*Exercise brief*: Print the lines of the listing below verbatim from its first line through the line bearing "(634,126) rectangle (683,157);". Any pictures are to be omitted.
==================================================
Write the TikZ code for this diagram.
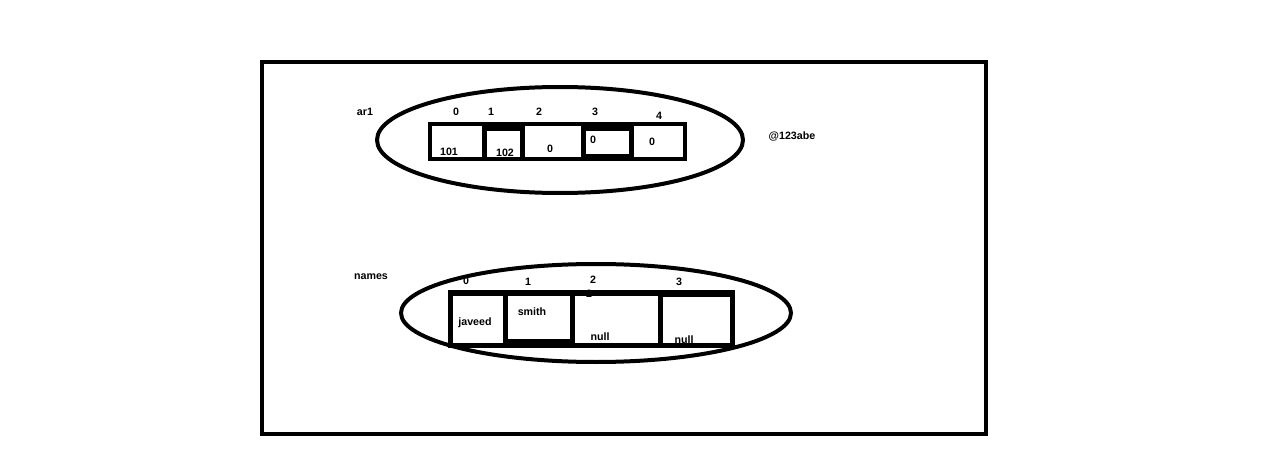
\documentclass[tikz,border=0pt]{standalone}
\usepackage{fontspec}
\newfontfamily\labfont{Liberation Sans}
\begin{document}
\begin{tikzpicture}[x=0.75pt,y=-0.75pt,
  lbl/.style={font=\labfont\bfseries\fontsize{8}{9.5}\selectfont, inner sep=0, text=black},
  heavy/.style={line width=3pt, draw=black},
  cellfill/.style={fill=white}]
\useasboundingbox (0,0) rectangle (1283,460);
% outer frame
\draw[heavy] (262,62) rectangle (986,434);

% ---- ar1 array ----
\fill[black] (428,122) rectangle (687,161);
\fill[cellfill] (432,126) rectangle (482,157);
\fill[cellfill] (487,131) rectangle (520,157);
\fill[cellfill] (525,126) rectangle (581,157);
\fill[cellfill] (586,131) rectangle (629,154);
\fill[cellfill] (634,126) rectangle (683,157);

\node[lbl] (ar1) at (365,112) {ar1};
\node[lbl] (i0) at (456,112) {0};
\node[lbl] (i1) at (491,112) {1};
\node[lbl] (i2) at (539,112) {2};
\node[lbl] (i3) at (595,112) {3};
\node[lbl] (i4) at (659,116) {4};
\node[lbl] (v0) at (449,152) {101};
\node[lbl] (v1) at (505,153) {102};
\node[lbl] (v2) at (550,149) {0};
\node[lbl] (v3) at (593,140) {0};
\node[lbl] (v4) at (652,142) {0};
\node[lbl] (addr) at (792,136) {@123abe};

\draw[heavy] (560,140) ellipse [x radius=183, y radius=53];

% ---- names array ----
\fill[black] (448,290) rectangle (735,348);
\fill[cellfill] (453,296) rectangle (503,343);
\fill[cellfill] (508,296) rectangle (570,339);
\fill[cellfill] (575,296) rectangle (658,343);
\fill[cellfill] (663,297) rectangle (730,343);

\node[lbl] (names) at (371,277) {names};
\node[lbl] (n0) at (466,281) {0};
\node[lbl] (n1) at (528,282) {1};
\node[lbl] (n2) at (593,280) {2};
\node[lbl] (n2b) at (589,294) {2};
\node[lbl] (n3) at (679,282) {3};
\node[lbl] (w0) at (475,323) {javeed};
\node[lbl] (w1) at (532,312) {smith};
\node[lbl] (w2) at (600,337) {null};
\node[lbl] (w3) at (684,340) {null};

\draw[heavy] (596,313) ellipse [x radius=195, y radius=49];
\end{tikzpicture}
\end{document}
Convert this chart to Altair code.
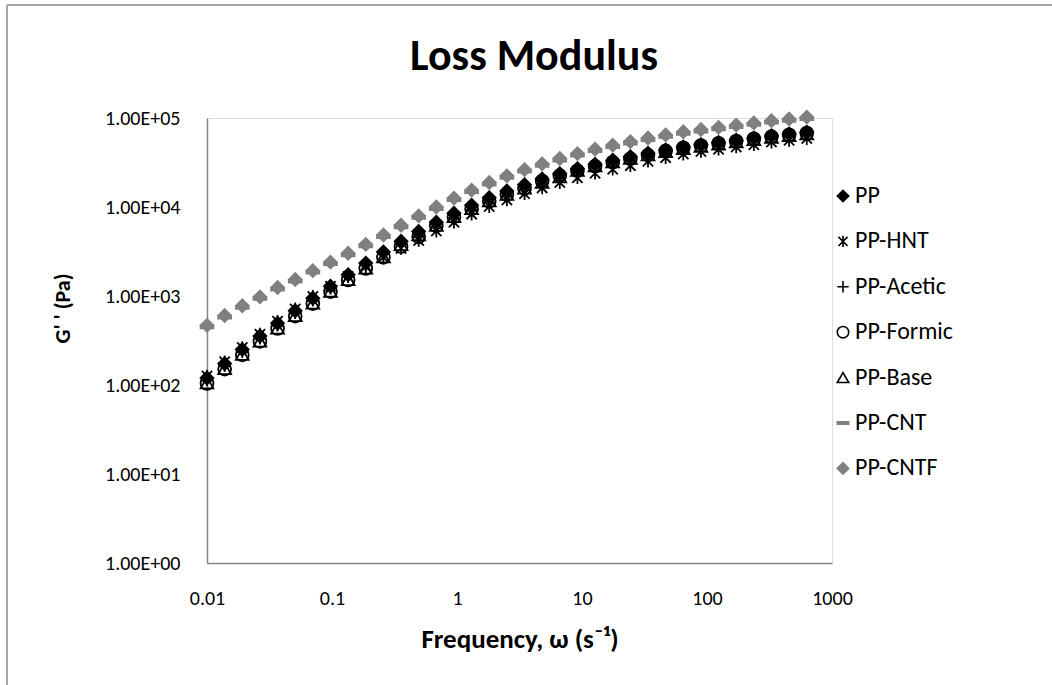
import altair as alt
import pandas as pd

# angular frequency (rad/s)
freq = [0.01, 0.01384, 0.01915, 0.02651, 0.03668, 0.05076, 0.07025, 0.09723,
        0.1346, 0.1863, 0.2578, 0.3567, 0.4937, 0.6832, 0.9456, 1.309, 1.811,
        2.506, 3.469, 4.800, 6.643, 9.194, 12.72, 17.61, 24.37, 33.73, 46.68,
        64.60, 89.41, 123.7, 171.2, 237.0, 328.0, 453.9, 628.3]

# loss modulus G'' (Pa)
pp = [120, 174, 251, 355, 495, 684, 944, 1288, 1738, 2344, 3126, 4121, 5309,
      6761, 8511, 10470, 12740, 15140, 17780, 20650, 23710, 26920, 30200, 33500,
      36730, 40270, 43650, 47320, 50120, 53090, 56230, 59570, 63100, 66070, 69180]
pp_hnt = [126, 182, 263, 372, 519, 716, 989, 1288, 1660, 2138, 2723, 3428, 4217,
          5370, 6761, 8318, 10120, 12020, 14130, 16410, 18840, 21380, 23990, 26610,
          29170, 32730, 35890, 39360, 42170, 44670, 47320, 50120, 53700, 56230, 58880]
pp_acetic = [114, 165, 238, 337, 470, 650, 897, 1224, 1651, 2227, 2970, 3915, 5044,
             6423, 8085, 9947, 12100, 14380, 16890, 19620, 22520, 25570, 28690, 31830,
             34890, 38260, 41470, 44950, 47610, 50440, 53420, 56590, 59950, 62770, 65720]
pp_formic = [104, 151, 218, 309, 431, 595, 821, 1121, 1512, 2039, 2720, 3585, 4619,
             6153, 7745, 9528, 11590, 13780, 16180, 19620, 22520, 25570, 28690, 31830,
             34890, 38260, 42780, 46370, 49120, 52030, 55110, 58380, 61840, 64750, 67800]
pp_base = [106, 153, 221, 312, 436, 602, 831, 1133, 1529, 2063, 2751, 3791, 4884,
           6220, 7830, 9632, 11720, 13930, 16360, 19000, 21810, 25840, 28990, 32160,
           35260, 38660, 41900, 45430, 48120, 50970, 53980, 57190, 60580, 63430, 66410]
pp_cnt = [449, 579, 745, 938, 1195, 1470, 1851, 2303, 2899, 3650, 4648, 5988, 7625,
          9600, 12090, 14870, 18090, 21490, 25250, 29330, 33680, 38220, 42880, 47570,
          52160, 57190, 61990, 67180, 71160, 75380, 79850, 84580, 89600, 93810, 98210]
pp_cntf = [468, 603, 776, 977, 1245, 1531, 1928, 2399, 3020, 3802, 4842, 6237, 7943,
           10000, 12590, 15490, 18840, 22390, 26300, 30550, 35080, 39810, 44670, 49550,
           54330, 59570, 64570, 69980, 74130, 78520, 83180, 88100, 93330, 97720, 102300]

series_names = ["PP", "PP-HNT", "PP-Acetic", "PP-Formic", "PP-Base", "PP-CNT", "PP-CNTF"]
series_values = [pp, pp_hnt, pp_acetic, pp_formic, pp_base, pp_cnt, pp_cntf]

x_ticks = [0.01, 0.1, 1, 10, 100, 1000]
y_ticks = [1, 10, 100, 1000, 10000, 100000]
chart_title = "Loss Modulus"

rows = []
for i, (name, vals) in enumerate(zip(series_names, series_values)):
    for f, v in zip(freq, vals):
        rows.append({"freq": f, "G": v, "series": name, "ord": i})
df = pd.DataFrame(rows)

FONT = "Calibri, Carlito, Lato, sans-serif"
AXIS_GRAY = "#868686"
GRAY = "#808080"

ASTER = "M-0.8,-0.8L0.8,0.8M-0.8,0.8L0.8,-0.8M0,-1L0,1"
PLUS = "M-1,0L1,0M0,-1L0,1"
DASH = "M-1,-0.22L1,-0.22L1,0.22L-1,0.22Z"
shapes = ["diamond", ASTER, PLUS, "circle", "triangle-up", DASH, "diamond"]
strokes = ["#000000", "#000000", "#000000", "#000000", "#000000", GRAY, GRAY]
fills = ["#000000", "transparent", "transparent", "transparent", "transparent", GRAY, GRAY]

legend = alt.Legend(
    title=None, orient="none", legendX=624, legendY=66,
    labelFont=FONT, labelFontSize=24, labelColor="#000000",
    symbolSize=130, symbolStrokeWidth=1.6, rowPadding=21.4, padding=0,
    labelOffset=0,
)

W, H = 625, 445
PAD_L, PAD_T = 207, 118

points = alt.Chart(df).mark_point(size=165, strokeWidth=1.8, opacity=1).encode(
    x=alt.X("freq:Q",
            scale=alt.Scale(type="log", domain=[0.01, 1000], nice=False),
            axis=alt.Axis(values=x_ticks, format="~g", title="Frequency, ω (s⁻¹)",
                          grid=False, ticks=False, domainColor=AXIS_GRAY, domainWidth=1.5,
                          labelFont=FONT, labelFontSize=20, labelColor="#000000",
                          labelPadding=25, labelFlush=False, labelOverlap=False,
                          titleFont=FONT, titleFontSize=27, titleFontWeight="bold",
                          titleColor="#000000", titleY=76, titleBaseline="middle")),
    y=alt.Y("G:Q",
            scale=alt.Scale(type="log", domain=[1, 100000], nice=False),
            axis=alt.Axis(values=y_ticks,
                          labelExpr="'1.00E+0' + format(log(datum.value)/LN10, '.0f')",
                          title="G' ' (Pa)", grid=False, ticks=False,
                          domainColor=AXIS_GRAY, domainWidth=1.5,
                          labelFont=FONT, labelFontSize=20, labelColor="#000000",
                          labelPadding=27, labelOverlap=False,
                          titleFont=FONT, titleFontSize=22, titleFontWeight="bold",
                          titleColor="#000000", titleX=-133, titleY=190)),
    shape=alt.Shape("series:N", scale=alt.Scale(domain=series_names, range=shapes), legend=legend),
    stroke=alt.Stroke("series:N", scale=alt.Scale(domain=series_names, range=strokes), legend=legend),
    fill=alt.Fill("series:N", scale=alt.Scale(domain=series_names, range=fills), legend=legend),
    order=alt.Order("ord:Q"),
)

title_text = alt.Chart(alt.Data(values=[{"t": chart_title}])).mark_text(
    font=FONT, fontSize=44, fontWeight="bold", color="#000000",
    align="center", baseline="middle"
).encode(text="t:N", x=alt.value(327), y=alt.value(-61))

frame = alt.Chart(alt.Data(values=[{}])).mark_rule(color="#a6a6a6", strokeWidth=2).encode(
    x=alt.value(-200), y=alt.value(-113), y2=alt.value(H + 200)
)
frame_top = alt.Chart(alt.Data(values=[{}])).mark_rule(color="#a6a6a6", strokeWidth=2).encode(
    x=alt.value(-200), x2=alt.value(W + 220), y=alt.value(-113)
)

chart = alt.layer(frame, frame_top, title_text, points).properties(
    width=W, height=H,
    padding={"left": PAD_L, "top": PAD_T, "right": 1052 - PAD_L - W, "bottom": 685 - PAD_T - H},
    autosize=alt.AutoSizeParams(type="none"),
).configure_view(stroke=None).configure(background="white")

chart.save("out.html", embed_options={"renderer": "svg", "actions": False})
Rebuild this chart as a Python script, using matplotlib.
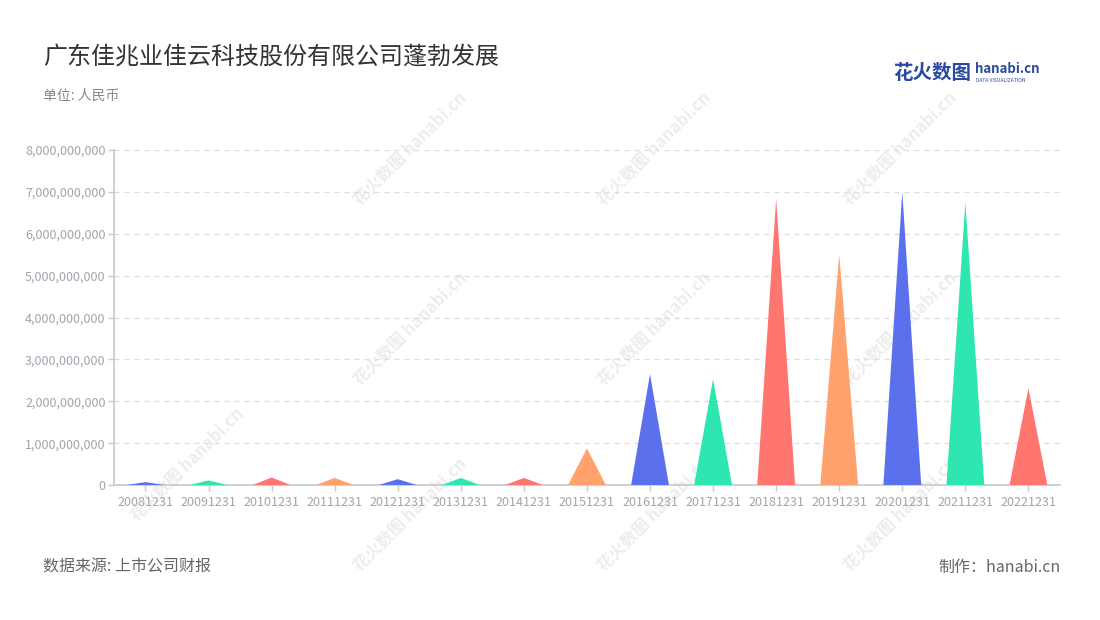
==================================================
*Output of the task*:
Write the TikZ code for this diagram.
\documentclass[tikz,border=0pt]{standalone}
\usepackage{fontspec}
\newfontfamily\labfont{Liberation Sans}
\begin{document}
\begin{tikzpicture}[x=0.75pt,y=-0.75pt,
  lbl/.style={font=\labfont\bfseries\fontsize{8}{9.5}\selectfont, inner sep=0, text=black},
  heavy/.style={line width=3pt, draw=black},
  cellfill/.style={fill=white}]
\useasboundingbox (0,0) rectangle (1283,460);
% outer frame
\draw[heavy] (262,62) rectangle (986,434);

% ---- ar1 array ----
\fill[black] (428,122) rectangle (687,161);
\fill[cellfill] (432,126) rectangle (482,157);
\fill[cellfill] (487,131) rectangle (520,157);
\fill[cellfill] (525,126) rectangle (581,157);
\fill[cellfill] (586,131) rectangle (629,154);
\fill[cellfill] (634,126) rectangle (683,157);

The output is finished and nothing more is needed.